Provided data:

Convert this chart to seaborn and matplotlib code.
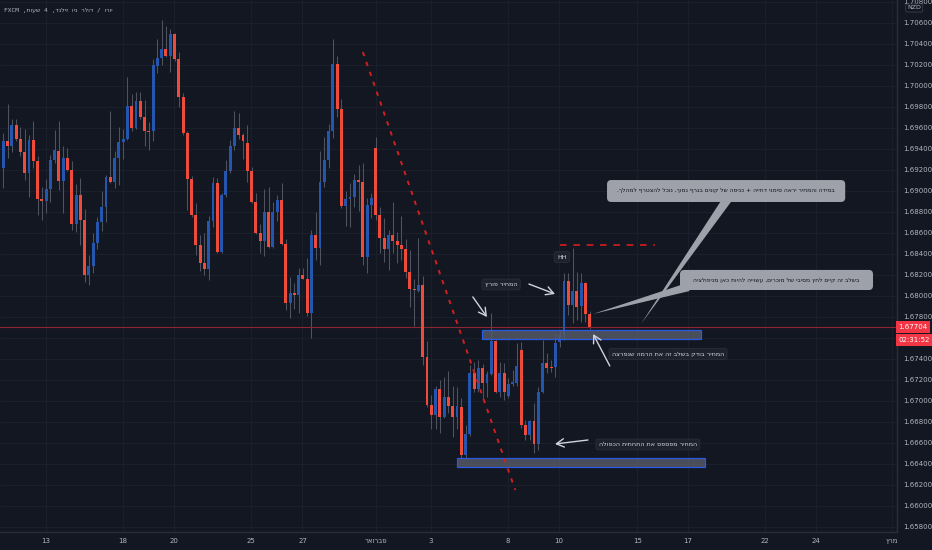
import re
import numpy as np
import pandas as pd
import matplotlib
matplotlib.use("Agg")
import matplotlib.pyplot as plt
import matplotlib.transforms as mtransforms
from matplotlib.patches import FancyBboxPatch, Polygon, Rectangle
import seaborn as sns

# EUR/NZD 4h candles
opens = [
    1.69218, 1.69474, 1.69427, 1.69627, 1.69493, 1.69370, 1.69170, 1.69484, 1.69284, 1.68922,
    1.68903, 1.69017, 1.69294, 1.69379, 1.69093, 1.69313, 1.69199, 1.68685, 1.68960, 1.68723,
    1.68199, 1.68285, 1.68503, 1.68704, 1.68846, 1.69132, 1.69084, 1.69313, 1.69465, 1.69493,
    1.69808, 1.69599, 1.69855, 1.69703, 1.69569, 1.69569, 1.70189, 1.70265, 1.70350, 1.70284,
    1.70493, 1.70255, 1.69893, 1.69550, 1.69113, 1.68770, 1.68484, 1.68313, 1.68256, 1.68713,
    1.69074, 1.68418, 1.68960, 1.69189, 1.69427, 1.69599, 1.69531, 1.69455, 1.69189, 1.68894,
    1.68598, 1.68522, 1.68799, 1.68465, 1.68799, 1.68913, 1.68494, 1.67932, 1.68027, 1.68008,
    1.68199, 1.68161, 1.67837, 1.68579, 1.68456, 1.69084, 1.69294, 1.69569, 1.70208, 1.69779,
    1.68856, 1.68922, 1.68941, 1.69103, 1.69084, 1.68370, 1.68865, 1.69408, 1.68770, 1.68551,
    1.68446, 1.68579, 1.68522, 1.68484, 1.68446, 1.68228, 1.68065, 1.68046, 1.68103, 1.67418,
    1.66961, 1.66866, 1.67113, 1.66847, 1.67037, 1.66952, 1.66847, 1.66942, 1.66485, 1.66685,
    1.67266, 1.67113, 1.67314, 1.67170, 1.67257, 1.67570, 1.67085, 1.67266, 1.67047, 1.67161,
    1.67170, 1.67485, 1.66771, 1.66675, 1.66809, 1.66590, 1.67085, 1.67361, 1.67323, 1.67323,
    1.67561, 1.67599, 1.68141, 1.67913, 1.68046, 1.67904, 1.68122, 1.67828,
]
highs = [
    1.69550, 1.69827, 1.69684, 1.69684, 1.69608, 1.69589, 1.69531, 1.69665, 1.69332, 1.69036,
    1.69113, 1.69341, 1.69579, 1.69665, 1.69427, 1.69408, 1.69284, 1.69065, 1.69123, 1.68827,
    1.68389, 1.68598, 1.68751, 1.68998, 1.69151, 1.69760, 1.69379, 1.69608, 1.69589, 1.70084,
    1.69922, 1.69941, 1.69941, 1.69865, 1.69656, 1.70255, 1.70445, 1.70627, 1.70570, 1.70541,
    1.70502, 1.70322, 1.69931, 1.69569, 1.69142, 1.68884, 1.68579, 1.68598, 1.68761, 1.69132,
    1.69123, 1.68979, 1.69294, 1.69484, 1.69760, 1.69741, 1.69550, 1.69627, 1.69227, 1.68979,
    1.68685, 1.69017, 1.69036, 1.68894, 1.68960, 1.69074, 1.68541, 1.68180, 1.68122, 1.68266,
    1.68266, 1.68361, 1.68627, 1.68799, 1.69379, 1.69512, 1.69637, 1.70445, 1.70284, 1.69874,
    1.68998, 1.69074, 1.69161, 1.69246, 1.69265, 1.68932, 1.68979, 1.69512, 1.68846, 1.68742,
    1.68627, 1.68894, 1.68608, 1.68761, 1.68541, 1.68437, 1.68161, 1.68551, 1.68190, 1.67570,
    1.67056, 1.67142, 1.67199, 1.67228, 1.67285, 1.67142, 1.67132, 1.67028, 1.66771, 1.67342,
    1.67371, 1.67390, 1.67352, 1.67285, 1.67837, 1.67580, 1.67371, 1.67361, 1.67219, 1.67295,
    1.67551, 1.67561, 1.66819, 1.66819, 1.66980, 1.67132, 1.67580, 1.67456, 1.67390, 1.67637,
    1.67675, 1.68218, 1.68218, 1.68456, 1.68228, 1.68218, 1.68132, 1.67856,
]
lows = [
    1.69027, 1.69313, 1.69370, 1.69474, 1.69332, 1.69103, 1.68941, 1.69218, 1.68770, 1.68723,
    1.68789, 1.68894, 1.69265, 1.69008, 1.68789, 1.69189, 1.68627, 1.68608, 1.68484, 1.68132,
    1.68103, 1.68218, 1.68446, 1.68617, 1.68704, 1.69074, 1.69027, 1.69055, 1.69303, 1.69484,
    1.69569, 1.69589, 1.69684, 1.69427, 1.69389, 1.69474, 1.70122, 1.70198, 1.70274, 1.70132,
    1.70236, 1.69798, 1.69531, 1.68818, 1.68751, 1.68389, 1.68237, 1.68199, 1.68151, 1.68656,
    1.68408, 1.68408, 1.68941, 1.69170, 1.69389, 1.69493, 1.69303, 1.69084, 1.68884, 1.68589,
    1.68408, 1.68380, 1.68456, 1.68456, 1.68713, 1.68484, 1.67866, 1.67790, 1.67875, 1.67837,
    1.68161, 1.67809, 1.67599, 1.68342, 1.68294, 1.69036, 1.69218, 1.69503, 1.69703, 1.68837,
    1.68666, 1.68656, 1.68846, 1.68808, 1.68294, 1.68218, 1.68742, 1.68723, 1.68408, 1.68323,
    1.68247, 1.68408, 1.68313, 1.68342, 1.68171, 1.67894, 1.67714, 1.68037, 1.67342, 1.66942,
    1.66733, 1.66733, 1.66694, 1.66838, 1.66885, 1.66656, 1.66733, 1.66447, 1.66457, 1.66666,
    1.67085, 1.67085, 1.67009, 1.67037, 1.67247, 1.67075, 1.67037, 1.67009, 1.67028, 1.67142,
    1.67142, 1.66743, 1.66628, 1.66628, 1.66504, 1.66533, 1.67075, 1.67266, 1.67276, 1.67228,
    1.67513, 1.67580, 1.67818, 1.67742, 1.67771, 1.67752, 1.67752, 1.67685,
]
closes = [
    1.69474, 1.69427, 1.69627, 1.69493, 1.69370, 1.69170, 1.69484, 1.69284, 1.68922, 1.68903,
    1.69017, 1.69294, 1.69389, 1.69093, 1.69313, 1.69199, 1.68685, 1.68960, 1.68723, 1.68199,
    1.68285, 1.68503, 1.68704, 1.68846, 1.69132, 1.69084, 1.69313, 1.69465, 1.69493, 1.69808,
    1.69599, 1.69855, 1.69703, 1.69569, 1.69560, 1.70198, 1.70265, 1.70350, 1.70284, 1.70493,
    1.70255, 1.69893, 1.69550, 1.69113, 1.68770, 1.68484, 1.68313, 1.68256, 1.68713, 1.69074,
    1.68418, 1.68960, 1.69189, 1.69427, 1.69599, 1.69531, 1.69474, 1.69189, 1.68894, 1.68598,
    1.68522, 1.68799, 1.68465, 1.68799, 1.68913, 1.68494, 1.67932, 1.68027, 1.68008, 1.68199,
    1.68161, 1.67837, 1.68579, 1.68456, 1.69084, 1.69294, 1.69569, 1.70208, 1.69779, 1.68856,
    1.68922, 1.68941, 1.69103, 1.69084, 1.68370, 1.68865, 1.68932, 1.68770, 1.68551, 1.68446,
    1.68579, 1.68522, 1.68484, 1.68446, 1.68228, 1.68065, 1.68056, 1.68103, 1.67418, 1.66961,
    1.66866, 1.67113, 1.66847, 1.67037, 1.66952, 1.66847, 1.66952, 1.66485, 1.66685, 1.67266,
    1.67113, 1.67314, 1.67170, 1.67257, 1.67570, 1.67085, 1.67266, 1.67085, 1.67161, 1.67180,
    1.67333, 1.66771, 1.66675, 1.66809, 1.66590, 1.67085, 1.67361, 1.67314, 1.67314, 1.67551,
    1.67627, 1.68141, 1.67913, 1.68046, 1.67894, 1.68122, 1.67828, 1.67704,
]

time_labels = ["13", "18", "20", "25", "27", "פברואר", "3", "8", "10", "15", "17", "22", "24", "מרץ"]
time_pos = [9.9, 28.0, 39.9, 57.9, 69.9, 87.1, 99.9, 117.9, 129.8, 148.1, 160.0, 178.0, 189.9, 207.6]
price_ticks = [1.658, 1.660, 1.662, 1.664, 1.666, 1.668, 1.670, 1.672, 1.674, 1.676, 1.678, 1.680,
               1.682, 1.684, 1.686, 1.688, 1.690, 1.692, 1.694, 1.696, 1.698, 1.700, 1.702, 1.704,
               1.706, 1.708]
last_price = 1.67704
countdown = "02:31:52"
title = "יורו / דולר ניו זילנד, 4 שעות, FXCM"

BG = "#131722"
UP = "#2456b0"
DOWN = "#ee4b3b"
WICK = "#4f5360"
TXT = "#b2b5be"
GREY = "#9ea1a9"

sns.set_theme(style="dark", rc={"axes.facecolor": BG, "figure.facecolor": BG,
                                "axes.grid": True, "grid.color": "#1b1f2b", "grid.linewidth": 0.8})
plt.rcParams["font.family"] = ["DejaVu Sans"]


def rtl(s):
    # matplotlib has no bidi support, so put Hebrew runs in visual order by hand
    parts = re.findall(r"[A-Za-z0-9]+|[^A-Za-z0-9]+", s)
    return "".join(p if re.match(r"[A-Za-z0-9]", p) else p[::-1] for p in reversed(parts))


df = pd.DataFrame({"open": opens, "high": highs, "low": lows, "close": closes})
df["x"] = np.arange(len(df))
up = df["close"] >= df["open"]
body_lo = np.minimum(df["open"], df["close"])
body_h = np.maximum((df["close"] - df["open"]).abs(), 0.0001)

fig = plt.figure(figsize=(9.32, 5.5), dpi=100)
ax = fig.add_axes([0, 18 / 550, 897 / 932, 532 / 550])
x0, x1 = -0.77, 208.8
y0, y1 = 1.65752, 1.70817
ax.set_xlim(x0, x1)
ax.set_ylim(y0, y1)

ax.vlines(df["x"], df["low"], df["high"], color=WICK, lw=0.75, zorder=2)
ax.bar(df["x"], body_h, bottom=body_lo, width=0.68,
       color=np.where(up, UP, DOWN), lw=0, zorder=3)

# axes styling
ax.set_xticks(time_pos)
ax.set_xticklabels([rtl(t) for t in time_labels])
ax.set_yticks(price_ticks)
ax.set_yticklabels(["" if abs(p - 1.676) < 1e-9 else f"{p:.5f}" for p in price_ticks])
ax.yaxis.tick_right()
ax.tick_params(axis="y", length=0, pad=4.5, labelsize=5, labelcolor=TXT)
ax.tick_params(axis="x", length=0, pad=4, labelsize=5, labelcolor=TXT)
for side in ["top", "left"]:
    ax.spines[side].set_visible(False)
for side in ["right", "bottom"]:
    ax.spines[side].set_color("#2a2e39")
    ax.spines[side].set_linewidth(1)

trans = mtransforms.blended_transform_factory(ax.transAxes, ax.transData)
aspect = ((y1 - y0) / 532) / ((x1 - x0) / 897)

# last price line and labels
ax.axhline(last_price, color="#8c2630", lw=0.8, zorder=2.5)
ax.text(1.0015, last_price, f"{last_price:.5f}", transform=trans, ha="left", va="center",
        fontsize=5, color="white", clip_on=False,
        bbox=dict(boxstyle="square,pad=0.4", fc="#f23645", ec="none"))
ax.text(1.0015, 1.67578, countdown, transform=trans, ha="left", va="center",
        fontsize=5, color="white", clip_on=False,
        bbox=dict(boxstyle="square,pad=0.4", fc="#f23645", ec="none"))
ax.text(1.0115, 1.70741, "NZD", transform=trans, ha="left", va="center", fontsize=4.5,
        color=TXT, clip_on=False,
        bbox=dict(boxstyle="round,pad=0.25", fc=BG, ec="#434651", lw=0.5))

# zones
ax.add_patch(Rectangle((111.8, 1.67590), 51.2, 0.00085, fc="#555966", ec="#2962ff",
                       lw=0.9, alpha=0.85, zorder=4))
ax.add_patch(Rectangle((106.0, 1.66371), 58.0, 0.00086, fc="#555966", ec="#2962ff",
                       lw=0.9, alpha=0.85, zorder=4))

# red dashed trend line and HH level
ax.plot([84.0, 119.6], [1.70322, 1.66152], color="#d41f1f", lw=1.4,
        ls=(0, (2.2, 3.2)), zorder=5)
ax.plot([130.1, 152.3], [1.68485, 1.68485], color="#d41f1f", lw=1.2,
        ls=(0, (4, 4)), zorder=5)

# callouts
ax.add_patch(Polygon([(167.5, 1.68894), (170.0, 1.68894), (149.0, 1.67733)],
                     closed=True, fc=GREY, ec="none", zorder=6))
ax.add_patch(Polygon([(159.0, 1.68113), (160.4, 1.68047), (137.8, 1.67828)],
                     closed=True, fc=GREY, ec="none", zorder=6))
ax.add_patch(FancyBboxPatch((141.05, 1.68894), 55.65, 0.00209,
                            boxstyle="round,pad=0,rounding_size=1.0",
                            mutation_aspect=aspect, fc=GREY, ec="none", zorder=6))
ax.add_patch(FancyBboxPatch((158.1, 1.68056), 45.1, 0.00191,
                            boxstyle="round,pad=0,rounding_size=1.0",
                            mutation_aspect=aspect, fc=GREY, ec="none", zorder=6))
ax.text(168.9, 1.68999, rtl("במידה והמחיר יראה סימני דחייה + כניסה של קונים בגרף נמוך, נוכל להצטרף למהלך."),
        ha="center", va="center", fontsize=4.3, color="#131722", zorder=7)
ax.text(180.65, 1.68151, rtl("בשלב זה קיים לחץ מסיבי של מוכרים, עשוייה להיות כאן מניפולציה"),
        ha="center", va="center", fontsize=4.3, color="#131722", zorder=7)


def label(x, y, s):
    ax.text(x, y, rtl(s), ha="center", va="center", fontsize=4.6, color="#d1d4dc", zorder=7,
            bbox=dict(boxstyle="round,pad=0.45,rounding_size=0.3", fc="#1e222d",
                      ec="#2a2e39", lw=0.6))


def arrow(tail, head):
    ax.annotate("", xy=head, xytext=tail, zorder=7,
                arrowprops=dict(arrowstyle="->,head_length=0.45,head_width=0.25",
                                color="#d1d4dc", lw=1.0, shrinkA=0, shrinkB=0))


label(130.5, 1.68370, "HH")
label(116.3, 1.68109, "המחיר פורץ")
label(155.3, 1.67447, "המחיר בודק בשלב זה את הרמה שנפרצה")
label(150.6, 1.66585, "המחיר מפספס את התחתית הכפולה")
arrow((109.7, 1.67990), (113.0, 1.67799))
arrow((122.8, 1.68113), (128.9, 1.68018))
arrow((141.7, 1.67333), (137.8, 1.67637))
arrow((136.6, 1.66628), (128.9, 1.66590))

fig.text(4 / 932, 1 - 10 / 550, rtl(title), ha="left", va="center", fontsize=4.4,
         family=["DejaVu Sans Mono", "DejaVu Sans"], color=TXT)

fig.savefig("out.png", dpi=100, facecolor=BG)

Required work:
Only the lines from the top of the data through the line with "import seaborn as sns" should be quoted, exactly and with both ends kept; skip the pictures.

Output below:
Convert this chart to seaborn and matplotlib code.
import re
import numpy as np
import pandas as pd
import matplotlib
matplotlib.use("Agg")
import matplotlib.pyplot as plt
import matplotlib.transforms as mtransforms
from matplotlib.patches import FancyBboxPatch, Polygon, Rectangle
import seaborn as sns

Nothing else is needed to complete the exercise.